NASA’s Kepler telescope finds 26 additional planets

NASA Kepler Misson
NASA Kepler Misson, Image Credit: NASA/JPL-Caltech/R. Hurt

The Kepler space telescope have discovered 11 new planetary systems, hosting 26 confirmed planets. The discoveries adds to the list of confirmed planets outside the Earth’s solar system to 729, of these 60 has been found by the Kepler team

The Kepler telescope was successfully launched into space from Cape Canaveral Air Force Station, Fla., aboard a United Launch Alliance Delta II at 10:49 p.m. EST March 6, 2009. Kepler is designed to find the first Earth-size planets orbiting stars at distances where water could pool on the planet’s surface. Liquid water is believed to be essential for the formation of life. The mission is focused on discovery and as the mission progresses, Kepler will drift farther and farther behind Earth in its orbit around the sun.
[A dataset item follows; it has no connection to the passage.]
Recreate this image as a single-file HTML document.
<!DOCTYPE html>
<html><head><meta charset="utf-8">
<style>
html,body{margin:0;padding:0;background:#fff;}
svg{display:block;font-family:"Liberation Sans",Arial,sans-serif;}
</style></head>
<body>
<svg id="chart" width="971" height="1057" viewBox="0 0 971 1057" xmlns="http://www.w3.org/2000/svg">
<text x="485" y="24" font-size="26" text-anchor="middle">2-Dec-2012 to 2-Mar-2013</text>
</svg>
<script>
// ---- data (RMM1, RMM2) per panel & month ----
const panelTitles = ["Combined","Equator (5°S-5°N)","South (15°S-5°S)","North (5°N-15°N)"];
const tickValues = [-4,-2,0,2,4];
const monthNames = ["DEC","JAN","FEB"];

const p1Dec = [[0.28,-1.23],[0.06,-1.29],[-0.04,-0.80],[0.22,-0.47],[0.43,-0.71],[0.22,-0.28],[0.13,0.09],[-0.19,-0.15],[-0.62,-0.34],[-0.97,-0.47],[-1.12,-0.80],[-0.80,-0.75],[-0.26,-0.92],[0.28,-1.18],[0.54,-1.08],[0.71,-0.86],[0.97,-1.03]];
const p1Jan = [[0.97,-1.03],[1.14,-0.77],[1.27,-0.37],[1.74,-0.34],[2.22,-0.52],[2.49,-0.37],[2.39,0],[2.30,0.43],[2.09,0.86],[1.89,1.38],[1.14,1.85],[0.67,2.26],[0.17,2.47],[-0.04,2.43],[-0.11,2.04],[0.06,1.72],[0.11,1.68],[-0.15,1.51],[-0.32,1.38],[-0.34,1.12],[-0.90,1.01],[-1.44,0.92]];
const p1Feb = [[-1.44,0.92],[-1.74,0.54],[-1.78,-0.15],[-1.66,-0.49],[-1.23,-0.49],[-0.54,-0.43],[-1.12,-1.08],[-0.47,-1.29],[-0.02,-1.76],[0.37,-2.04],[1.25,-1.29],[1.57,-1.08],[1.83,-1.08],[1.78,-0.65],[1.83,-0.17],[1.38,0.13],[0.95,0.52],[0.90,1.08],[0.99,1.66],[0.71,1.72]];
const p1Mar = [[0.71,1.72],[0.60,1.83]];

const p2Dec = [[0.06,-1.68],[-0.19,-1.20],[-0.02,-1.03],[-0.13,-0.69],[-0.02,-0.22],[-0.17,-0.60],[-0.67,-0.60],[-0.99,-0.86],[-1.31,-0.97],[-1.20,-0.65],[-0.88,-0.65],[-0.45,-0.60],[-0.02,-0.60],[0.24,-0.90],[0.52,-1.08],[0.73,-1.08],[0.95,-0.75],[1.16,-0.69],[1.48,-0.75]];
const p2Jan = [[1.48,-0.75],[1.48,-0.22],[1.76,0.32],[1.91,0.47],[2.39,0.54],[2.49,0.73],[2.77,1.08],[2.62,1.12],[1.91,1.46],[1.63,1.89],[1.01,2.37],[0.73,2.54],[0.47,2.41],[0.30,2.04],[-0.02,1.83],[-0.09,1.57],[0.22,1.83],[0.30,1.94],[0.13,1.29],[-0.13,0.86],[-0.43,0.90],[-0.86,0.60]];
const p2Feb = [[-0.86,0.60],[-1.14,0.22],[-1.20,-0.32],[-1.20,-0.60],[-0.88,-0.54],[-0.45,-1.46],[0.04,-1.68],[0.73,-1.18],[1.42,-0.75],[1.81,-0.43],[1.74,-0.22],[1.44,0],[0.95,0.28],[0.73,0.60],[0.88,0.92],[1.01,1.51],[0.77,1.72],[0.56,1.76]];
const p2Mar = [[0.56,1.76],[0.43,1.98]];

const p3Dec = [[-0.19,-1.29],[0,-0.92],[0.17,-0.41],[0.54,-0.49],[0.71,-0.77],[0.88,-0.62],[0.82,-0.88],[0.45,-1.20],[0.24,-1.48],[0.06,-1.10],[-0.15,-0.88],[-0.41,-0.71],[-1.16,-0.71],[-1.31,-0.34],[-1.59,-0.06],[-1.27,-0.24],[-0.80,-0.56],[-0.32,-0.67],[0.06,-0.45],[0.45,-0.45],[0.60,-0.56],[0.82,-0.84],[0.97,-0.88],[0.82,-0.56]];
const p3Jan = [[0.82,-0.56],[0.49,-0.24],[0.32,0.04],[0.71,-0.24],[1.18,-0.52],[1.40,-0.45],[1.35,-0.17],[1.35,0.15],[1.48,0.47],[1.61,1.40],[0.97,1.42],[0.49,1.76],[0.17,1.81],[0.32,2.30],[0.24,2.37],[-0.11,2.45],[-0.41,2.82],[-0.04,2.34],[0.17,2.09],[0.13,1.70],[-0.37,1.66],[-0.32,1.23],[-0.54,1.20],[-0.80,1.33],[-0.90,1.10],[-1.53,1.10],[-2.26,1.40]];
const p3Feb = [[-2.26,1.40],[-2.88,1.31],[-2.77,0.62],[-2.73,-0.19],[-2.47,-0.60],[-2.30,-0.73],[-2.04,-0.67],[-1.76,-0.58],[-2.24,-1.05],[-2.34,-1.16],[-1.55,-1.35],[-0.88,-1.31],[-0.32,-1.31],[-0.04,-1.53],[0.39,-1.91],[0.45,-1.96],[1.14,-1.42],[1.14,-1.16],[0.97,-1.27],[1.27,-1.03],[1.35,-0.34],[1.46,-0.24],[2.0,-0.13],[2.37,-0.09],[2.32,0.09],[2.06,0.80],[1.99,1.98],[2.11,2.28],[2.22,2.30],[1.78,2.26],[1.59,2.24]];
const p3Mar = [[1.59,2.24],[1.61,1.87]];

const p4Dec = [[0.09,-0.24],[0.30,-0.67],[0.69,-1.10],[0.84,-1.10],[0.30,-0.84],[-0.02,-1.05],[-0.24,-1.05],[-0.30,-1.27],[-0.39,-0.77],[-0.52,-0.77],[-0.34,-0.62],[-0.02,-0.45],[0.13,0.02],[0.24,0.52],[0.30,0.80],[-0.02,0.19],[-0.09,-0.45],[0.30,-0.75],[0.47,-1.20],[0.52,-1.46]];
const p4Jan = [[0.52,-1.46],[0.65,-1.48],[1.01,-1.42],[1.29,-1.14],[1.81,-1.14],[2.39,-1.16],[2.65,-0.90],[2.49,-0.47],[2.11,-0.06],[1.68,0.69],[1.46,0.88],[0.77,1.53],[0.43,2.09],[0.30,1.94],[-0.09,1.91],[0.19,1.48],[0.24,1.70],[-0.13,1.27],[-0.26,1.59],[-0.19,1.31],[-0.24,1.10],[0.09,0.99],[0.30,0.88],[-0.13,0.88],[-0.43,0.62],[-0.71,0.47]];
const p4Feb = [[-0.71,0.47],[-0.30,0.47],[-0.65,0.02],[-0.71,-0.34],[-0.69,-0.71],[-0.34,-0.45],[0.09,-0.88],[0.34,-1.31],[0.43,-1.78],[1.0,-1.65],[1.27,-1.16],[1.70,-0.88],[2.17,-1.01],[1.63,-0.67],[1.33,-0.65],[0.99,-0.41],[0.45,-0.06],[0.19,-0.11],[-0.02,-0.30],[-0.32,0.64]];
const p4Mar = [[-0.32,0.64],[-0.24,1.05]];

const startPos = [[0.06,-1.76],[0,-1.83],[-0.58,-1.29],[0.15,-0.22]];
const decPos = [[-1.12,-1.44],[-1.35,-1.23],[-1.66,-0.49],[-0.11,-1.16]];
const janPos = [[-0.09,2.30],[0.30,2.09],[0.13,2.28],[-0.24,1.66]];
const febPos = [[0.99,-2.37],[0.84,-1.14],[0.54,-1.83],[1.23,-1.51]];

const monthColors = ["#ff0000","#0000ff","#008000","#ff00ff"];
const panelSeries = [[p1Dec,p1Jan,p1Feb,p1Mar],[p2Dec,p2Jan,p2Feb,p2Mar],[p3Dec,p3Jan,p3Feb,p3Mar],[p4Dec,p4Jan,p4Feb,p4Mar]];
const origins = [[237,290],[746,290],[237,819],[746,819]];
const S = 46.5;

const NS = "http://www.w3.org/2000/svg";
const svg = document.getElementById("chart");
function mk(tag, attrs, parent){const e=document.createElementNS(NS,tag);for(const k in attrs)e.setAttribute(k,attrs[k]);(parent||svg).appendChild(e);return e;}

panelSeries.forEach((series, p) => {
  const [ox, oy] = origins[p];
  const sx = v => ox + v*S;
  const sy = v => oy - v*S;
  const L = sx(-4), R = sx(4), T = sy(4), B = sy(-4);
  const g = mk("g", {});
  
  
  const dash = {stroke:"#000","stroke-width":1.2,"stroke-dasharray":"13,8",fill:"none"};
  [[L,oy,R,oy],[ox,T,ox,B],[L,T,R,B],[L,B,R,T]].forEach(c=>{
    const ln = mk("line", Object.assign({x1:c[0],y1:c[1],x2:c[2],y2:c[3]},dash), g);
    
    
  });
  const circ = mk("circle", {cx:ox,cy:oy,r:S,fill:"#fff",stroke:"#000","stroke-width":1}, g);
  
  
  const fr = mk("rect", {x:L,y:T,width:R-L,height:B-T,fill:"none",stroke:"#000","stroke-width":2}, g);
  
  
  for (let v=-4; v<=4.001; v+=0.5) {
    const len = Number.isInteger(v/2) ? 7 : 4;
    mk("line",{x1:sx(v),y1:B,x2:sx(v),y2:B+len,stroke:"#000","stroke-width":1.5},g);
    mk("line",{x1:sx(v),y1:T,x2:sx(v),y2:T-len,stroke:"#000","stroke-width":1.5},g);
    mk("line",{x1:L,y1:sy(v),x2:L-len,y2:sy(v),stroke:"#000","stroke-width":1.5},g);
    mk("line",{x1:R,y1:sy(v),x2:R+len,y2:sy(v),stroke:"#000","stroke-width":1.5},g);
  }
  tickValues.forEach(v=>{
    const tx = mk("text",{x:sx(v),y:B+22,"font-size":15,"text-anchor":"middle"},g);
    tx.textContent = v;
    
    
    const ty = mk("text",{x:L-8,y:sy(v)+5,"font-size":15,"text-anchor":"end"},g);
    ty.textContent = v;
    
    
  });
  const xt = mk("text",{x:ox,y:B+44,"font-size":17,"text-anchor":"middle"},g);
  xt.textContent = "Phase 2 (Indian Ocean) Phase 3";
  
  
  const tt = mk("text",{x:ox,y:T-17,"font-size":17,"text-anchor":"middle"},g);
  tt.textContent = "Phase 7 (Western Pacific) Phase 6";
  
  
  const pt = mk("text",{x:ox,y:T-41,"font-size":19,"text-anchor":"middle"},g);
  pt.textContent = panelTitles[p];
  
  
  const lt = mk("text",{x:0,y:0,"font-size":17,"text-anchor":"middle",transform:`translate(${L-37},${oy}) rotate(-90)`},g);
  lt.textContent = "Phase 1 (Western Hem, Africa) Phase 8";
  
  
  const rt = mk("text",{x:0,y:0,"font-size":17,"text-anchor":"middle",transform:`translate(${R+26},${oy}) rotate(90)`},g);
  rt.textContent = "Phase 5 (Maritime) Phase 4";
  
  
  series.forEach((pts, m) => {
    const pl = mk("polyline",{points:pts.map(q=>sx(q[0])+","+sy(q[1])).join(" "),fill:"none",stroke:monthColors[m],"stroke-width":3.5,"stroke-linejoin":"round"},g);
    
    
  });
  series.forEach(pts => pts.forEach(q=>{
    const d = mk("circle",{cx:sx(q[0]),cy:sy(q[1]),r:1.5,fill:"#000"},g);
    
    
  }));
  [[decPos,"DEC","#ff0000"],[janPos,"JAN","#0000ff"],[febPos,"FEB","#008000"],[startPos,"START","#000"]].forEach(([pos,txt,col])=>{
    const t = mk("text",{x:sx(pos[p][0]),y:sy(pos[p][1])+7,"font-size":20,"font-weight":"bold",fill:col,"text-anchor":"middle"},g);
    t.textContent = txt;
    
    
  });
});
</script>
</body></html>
NASA’s Spitzer Space Telescope, which was launched into the same orbit more than five years ago, is now more than 62 million miles behind Earth.

“Prior to the Kepler mission, we knew of perhaps 500 exoplanets across the whole sky,” said Doug Hudgins, Kepler program scientist at NASA Headquarters in Washington. “Now, in just two years staring at a patch of sky not much bigger than your fist, Kepler has discovered more than 60 planets and more than 2,300 planet candidates. This tells us that our galaxy is positively loaded with planets of all sizes and orbits.”  Kepler identifies planet candidates by repeatedly measuring the change in brightness of more than 150,000 stars to detect when a planet passes in front of the star. That passage casts a small shadow toward Earth and the Kepler spacecraft.

The new planets discovered, orbit close to their host stars and range in size from 1.5 times the radius of Earth to larger than Jupiter. Fifteen of them are between Earth and Neptune in size, and further observations will be required to determine which are rocky like Earth and which have thick gaseous atmospheres like Neptune. The planets orbit their host star once every six to 143 days. All are closer to their host star than Venus is to our sun.